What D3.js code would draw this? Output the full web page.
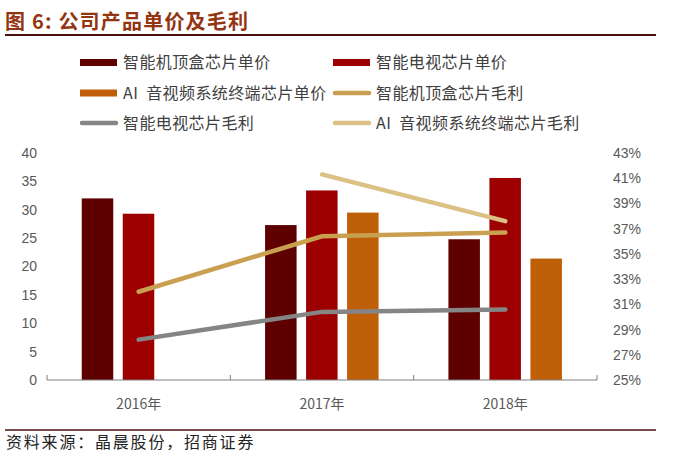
==
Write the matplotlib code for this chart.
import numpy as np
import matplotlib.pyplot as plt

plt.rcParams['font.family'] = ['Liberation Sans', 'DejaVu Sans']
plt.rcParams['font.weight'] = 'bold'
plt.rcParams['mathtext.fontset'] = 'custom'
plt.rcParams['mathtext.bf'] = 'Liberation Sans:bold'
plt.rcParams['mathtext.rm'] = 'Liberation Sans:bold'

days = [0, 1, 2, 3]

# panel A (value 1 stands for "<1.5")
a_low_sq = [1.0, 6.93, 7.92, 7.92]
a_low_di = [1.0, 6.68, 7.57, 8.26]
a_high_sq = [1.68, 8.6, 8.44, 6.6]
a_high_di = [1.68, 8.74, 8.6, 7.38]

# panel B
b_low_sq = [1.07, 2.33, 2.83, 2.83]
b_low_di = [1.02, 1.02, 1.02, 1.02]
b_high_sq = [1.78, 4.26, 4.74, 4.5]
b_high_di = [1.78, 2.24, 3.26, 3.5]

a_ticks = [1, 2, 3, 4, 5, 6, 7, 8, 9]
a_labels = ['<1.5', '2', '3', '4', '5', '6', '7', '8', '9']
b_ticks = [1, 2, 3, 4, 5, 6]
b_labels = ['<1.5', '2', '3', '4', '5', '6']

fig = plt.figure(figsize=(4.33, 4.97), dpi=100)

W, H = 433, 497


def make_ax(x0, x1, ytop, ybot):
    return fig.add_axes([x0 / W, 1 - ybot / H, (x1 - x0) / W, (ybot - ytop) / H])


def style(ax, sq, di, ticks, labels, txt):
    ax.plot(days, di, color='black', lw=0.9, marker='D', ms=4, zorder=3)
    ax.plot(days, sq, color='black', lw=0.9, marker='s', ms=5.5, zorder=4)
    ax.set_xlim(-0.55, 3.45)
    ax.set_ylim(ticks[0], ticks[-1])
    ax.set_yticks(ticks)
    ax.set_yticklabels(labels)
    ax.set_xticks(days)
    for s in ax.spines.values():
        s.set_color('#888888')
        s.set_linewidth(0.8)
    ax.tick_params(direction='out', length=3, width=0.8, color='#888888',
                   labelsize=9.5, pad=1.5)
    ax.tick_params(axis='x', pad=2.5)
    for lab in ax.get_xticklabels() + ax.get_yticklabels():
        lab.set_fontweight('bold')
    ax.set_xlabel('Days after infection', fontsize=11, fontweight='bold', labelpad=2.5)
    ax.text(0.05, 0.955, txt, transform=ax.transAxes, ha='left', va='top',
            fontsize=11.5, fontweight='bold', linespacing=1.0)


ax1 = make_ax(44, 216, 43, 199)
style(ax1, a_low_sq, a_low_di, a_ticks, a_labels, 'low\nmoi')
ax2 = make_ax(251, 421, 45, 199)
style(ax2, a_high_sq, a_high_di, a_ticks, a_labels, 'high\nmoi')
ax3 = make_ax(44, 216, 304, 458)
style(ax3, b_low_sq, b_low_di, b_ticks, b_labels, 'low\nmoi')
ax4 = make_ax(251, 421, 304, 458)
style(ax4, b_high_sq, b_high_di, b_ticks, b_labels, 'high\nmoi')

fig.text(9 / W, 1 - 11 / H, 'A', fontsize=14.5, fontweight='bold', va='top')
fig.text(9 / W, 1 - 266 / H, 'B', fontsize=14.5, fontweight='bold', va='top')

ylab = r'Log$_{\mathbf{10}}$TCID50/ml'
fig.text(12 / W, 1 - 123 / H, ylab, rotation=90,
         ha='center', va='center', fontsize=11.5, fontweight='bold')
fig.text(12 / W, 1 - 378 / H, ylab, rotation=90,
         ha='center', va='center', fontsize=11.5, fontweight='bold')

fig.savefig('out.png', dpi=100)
...
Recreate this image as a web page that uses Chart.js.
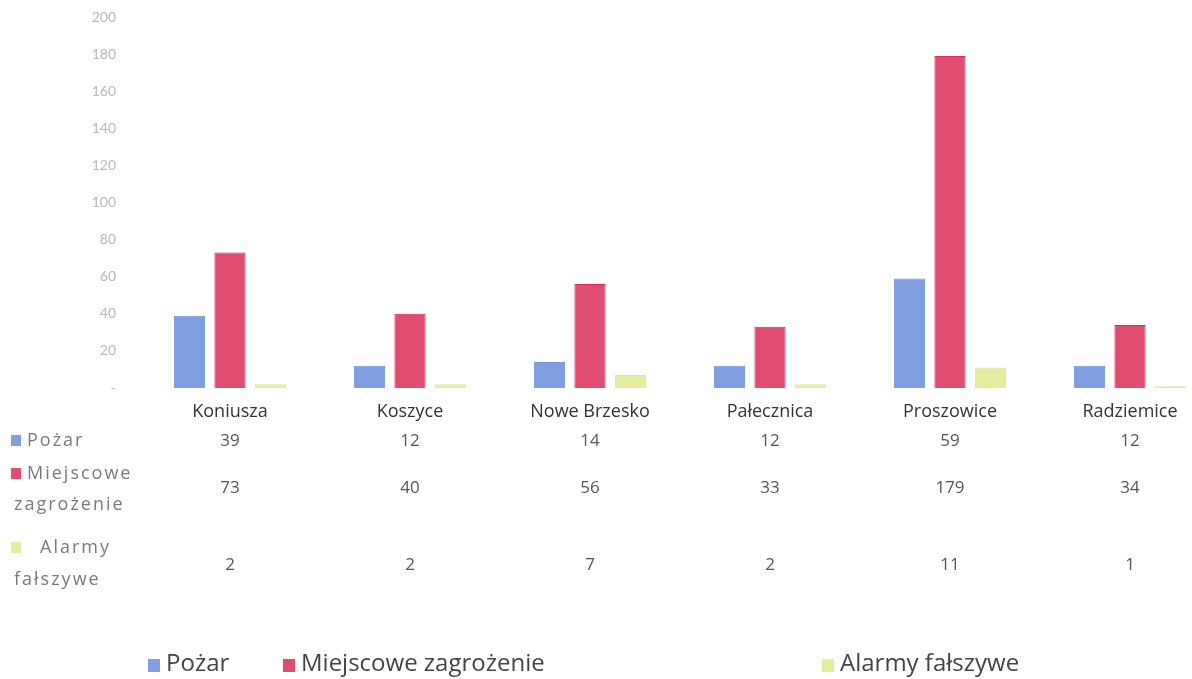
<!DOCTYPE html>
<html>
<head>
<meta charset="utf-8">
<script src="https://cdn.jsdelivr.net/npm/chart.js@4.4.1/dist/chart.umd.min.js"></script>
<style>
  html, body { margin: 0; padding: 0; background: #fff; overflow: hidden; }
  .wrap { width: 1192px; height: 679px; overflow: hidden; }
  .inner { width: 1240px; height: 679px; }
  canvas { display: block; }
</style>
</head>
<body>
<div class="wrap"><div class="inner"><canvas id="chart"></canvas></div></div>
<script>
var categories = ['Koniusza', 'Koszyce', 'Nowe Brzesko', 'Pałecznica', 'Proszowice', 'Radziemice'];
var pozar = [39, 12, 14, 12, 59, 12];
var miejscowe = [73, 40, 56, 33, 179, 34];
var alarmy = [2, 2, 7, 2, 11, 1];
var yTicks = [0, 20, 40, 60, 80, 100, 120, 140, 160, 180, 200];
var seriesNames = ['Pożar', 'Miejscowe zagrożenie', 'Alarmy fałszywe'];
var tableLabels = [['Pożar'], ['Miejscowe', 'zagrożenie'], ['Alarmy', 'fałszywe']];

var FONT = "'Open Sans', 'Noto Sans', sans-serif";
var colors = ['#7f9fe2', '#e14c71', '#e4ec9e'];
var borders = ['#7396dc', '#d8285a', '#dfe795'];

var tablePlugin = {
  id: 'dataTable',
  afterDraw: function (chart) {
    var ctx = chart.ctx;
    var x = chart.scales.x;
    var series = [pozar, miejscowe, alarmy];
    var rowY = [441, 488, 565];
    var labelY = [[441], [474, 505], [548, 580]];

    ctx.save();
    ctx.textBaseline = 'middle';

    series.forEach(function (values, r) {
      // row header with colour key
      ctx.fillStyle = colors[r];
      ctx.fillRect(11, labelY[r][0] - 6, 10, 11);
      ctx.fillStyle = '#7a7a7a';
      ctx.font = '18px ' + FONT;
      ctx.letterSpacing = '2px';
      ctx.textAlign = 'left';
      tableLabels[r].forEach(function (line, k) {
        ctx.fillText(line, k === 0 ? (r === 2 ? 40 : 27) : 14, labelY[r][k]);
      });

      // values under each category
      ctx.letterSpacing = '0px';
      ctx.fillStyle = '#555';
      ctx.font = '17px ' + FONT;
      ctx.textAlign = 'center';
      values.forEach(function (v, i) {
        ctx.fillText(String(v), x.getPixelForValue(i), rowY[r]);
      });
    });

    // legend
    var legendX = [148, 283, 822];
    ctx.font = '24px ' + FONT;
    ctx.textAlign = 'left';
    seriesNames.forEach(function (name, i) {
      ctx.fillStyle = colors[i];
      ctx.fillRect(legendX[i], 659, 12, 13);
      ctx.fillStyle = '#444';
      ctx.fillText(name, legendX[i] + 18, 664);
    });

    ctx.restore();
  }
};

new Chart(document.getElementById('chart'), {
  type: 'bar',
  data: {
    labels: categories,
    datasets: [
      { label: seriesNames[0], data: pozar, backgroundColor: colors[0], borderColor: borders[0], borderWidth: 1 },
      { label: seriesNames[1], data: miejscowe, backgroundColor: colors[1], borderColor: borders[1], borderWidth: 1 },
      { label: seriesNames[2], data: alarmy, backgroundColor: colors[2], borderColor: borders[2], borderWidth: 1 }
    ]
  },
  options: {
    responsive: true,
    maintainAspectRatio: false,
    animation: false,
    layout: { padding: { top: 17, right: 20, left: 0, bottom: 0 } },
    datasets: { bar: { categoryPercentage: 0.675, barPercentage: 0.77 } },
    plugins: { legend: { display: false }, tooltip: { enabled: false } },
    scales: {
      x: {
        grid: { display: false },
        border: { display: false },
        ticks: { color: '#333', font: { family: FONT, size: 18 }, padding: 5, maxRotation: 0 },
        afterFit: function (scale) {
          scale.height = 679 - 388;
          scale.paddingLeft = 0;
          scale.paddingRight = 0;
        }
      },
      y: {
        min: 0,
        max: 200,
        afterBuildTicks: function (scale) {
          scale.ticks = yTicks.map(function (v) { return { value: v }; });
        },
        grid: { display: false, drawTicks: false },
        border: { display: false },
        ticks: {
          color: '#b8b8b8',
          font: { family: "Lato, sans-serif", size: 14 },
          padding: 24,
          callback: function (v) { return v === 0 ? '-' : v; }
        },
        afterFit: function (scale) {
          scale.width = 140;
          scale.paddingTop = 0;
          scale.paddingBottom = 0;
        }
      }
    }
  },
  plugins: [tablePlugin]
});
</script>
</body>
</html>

# [Exercise]
Return all lines containing "page".

# [Completed exercise]
What D3.js code would draw this? Output the full web page.
Recreate this image as a web page that uses Chart.js.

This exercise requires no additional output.